Spira A. J. Travel Med. 1999; 6(3): 180-198.

Affiliation

The Travel Medicine Center, Beverly Hills, California 90211, USA.

Copyright

(Copyright © 1999, International Society of Travel Medicine, Publisher John Wiley and Sons)

DOI

unavailable

PMID

10467155

Abstract

Diving is a high-risk sport. There are approximately between 1 to 3 million recreational scuba divers in the USA (with over a quarter-million learning scuba annually); there are about 1 million in Europe and over 50,000 in the United Kingdom. In this population 3-9 deaths/100,000 occur annually in the US alone, and those surviving diving injuries far exceeds this. Diving morbidity can be from near-drowning, from gas bubbles, from barotrauma or from environmental hazards. In reality, the most common cause of death in divers is drowning (60%), followed by pulmonary-related illnesses. The mean number of annual diving fatalities in the USA from 1970 to 1993 was 103.5 (sd 24.0) and the median was 106. This article will focus primarily upon pressure effects on the health of a diver. There are two principle ways pressure can affect us: by direct mechanical effects and by changing the partial pressures of inspired gases.
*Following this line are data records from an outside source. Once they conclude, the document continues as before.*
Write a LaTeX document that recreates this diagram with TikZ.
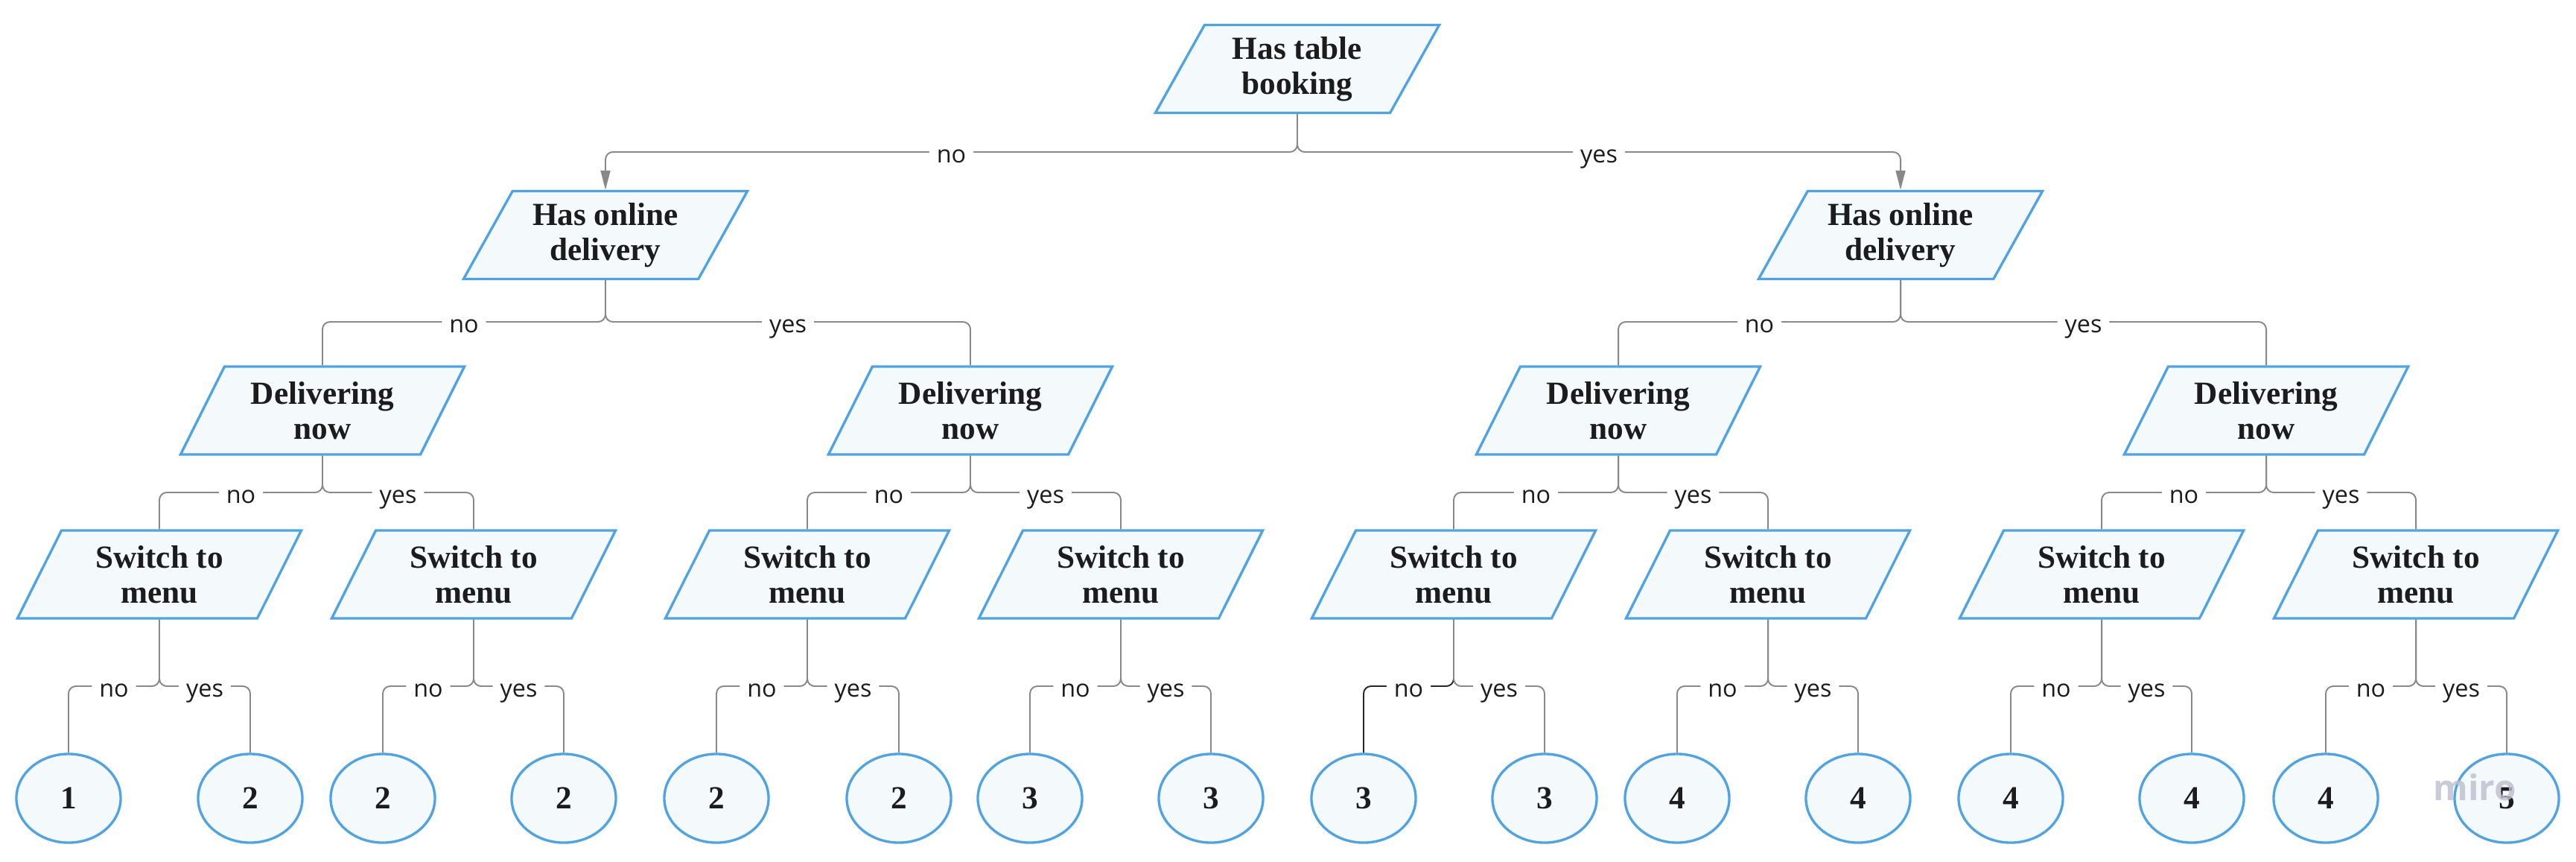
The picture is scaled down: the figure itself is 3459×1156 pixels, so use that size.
\documentclass[tikz,border=0pt]{standalone}
\usepackage{fontspec}
\setmainfont{Liberation Serif}
\newfontfamily\lblfont{Open Sans}
\usetikzlibrary{shapes.geometric,arrows.meta}
\definecolor{nodeblue}{RGB}{78,163,230}
\definecolor{nodefill}{RGB}{244,249,252}
\definecolor{linegray}{RGB}{136,136,136}
\definecolor{txtdark}{RGB}{28,28,28}
\definecolor{wmgray}{RGB}{190,190,206}
\tikzstyle{para}=[trapezium, trapezium left angle=52.7, trapezium right angle=127.3, trapezium stretches body, minimum width=3.81cm, minimum height=1.18cm, inner sep=0pt, draw=nodeblue, fill=nodefill, line width=0.95pt, align=center, text=txtdark, font=\bfseries\fontsize{12.3}{13.4}\selectfont]
\tikzstyle{leaf}=[ellipse, minimum width=1.40cm, minimum height=1.19cm, inner sep=0pt, draw=nodeblue, fill=nodefill, line width=0.95pt, text=txtdark, font=\bfseries\fontsize{12.3}{13.4}\selectfont]
\tikzstyle{conn}=[draw=linegray, line width=0.55pt, rounded corners=0.1cm]
\tikzstyle{lbl}=[fill=white, inner xsep=0.1cm, inner ysep=0pt, text height=1.05em, text depth=0.25em, text=txtdark, font=\lblfont\fontsize{9.2}{10}\selectfont]
\tikzstyle{tip}=[-{Triangle[length=0.26cm,width=0.13cm]}]
\newcommand{\branch}[5][]
{
  \draw[conn,#1] (#2.south) -- (#2.south |- #4) -- node[lbl]{#5} (#3.north |- #4) -- (#3.north);
}

\begin{document}
\begin{tikzpicture}[x=0.01cm, y=-0.01cm]
	\useasboundingbox (0,0) rectangle (3459,1156);

	\coordinate (bar0) at (0,204);
	\coordinate (bar1) at (0,432);
	\coordinate (bar2) at (0,661);
	\coordinate (bar3) at (0,921);

	\node[para](top) at (1742,92.5){Has table\\booking};

	\node[para](online1) at (813,315.5){Has online\\delivery};
	\node[para](online2) at (2552,315.5){Has online\\delivery};

	\node[para](deliv1) at (433,551){Delivering\\now};
	\node[para](deliv2) at (1303,551){Delivering\\now};
	\node[para](deliv3) at (2173,551){Delivering\\now};
	\node[para](deliv4) at (3043,551){Delivering\\now};

	\node[para](menu1) at (214,771){Switch to\\menu};
	\node[para](menu2) at (636,771){Switch to\\menu};
	\node[para](menu3) at (1084,771){Switch to\\menu};
	\node[para](menu4) at (1505,771){Switch to\\menu};
	\node[para](menu5) at (1952,771){Switch to\\menu};
	\node[para](menu6) at (2374,771){Switch to\\menu};
	\node[para](menu7) at (2822,771){Switch to\\menu};
	\node[para](menu8) at (3244,771){Switch to\\menu};

	\node[leaf](res1) at (92,1071.5){1};
	\node[leaf](res2) at (336,1071.5){2};
	\node[leaf](res3) at (514,1071.5){2};
	\node[leaf](res4) at (757,1071.5){2};
	\node[leaf](res5) at (962,1071.5){2};
	\node[leaf](res6) at (1207,1071.5){2};
	\node[leaf](res7) at (1383,1071.5){3};
	\node[leaf](res8) at (1626,1071.5){3};
	\node[leaf](res9) at (1831,1071.5){3};
	\node[leaf](res10) at (2074,1071.5){3};
	\node[leaf](res11) at (2252,1071.5){4};
	\node[leaf](res12) at (2495,1071.5){4};
	\node[leaf](res13) at (2700,1071.5){4};
	\node[leaf](res14) at (2943,1071.5){4};
	\node[leaf](res15) at (3123,1071.5){4};
	\node[leaf](res16) at (3366,1071.5){5};

	\branch[tip]{top}{online1}{bar0}{no}
	\branch[tip]{top}{online2}{bar0}{yes}

	\branch{online1}{deliv1}{bar1}{no}
	\branch{online1}{deliv2}{bar1}{yes}
	\branch{online2}{deliv3}{bar1}{no}
	\branch{online2}{deliv4}{bar1}{yes}

	\branch{deliv1}{menu1}{bar2}{no}
	\branch{deliv1}{menu2}{bar2}{yes}
	\branch{deliv2}{menu3}{bar2}{no}
	\branch{deliv2}{menu4}{bar2}{yes}
	\branch{deliv3}{menu5}{bar2}{no}
	\branch{deliv3}{menu6}{bar2}{yes}
	\branch{deliv4}{menu7}{bar2}{no}
	\branch{deliv4}{menu8}{bar2}{yes}

	\branch{menu1}{res1}{bar3}{no}
	\branch{menu1}{res2}{bar3}{yes}
	\branch{menu2}{res3}{bar3}{no}
	\branch{menu2}{res4}{bar3}{yes}
	\branch{menu3}{res5}{bar3}{no}
	\branch{menu3}{res6}{bar3}{yes}
	\branch{menu4}{res7}{bar3}{no}
	\branch{menu4}{res8}{bar3}{yes}
	% this one is highlighted
	\branch[draw=black!85]{menu5}{res9}{bar3}{no}
	\branch{menu5}{res10}{bar3}{yes}
	\branch{menu6}{res11}{bar3}{no}
	\branch{menu6}{res12}{bar3}{yes}
	\branch{menu7}{res13}{bar3}{no}
	\branch{menu7}{res14}{bar3}{yes}
	\branch{menu8}{res15}{bar3}{no}
	\branch{menu8}{res16}{bar3}{yes}

	\node[text=wmgray, opacity=0.8, anchor=base, font=\lblfont\bfseries\fontsize{13.5}{14}\selectfont](mark) at (3323,1074){miro};
\end{tikzpicture}
\end{document}
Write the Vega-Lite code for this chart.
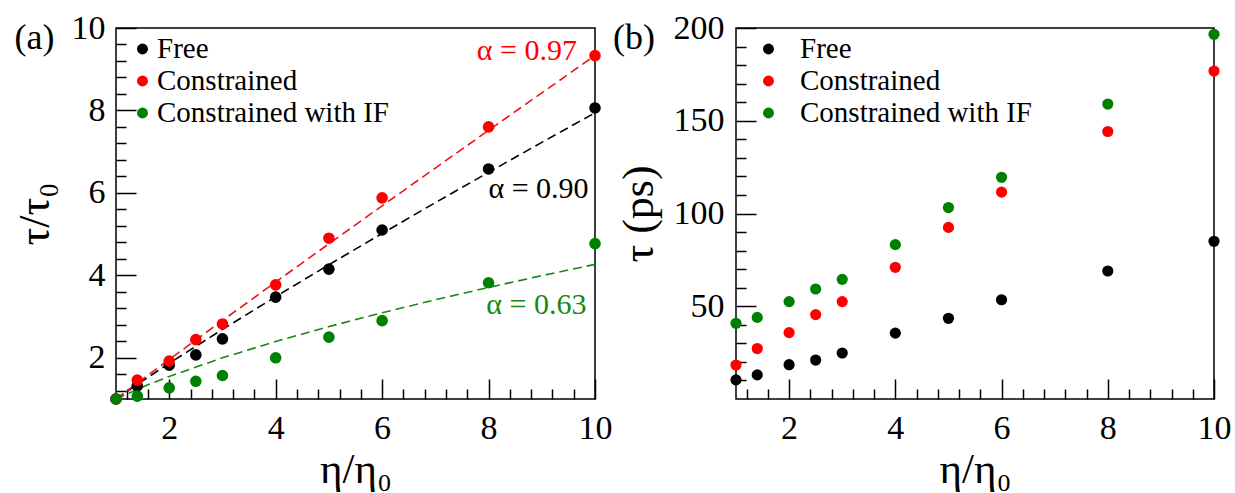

Dysbarism is a general term used to describe pathology from altered environmental pressure, and has two main forms: barotrauma from the uncontrolled expansion of gas within gas-filled body compartments and decompression sickness from too rapid a return to atmospheric pressure after breathing air under increased pressures. Greater than 90% of the human body is either water or bone, which is incompressible; the areas directly affected by pressure changes thus are those that are filled with air or gas. These sites include the middle ear, the eustachian tube, the sinuses, the thorax, and the gastrointestinal tract. Air in these cavities is compressed when the ambient pressure rises because the pressure of inhaled air must equilibrate with the ambient pressure.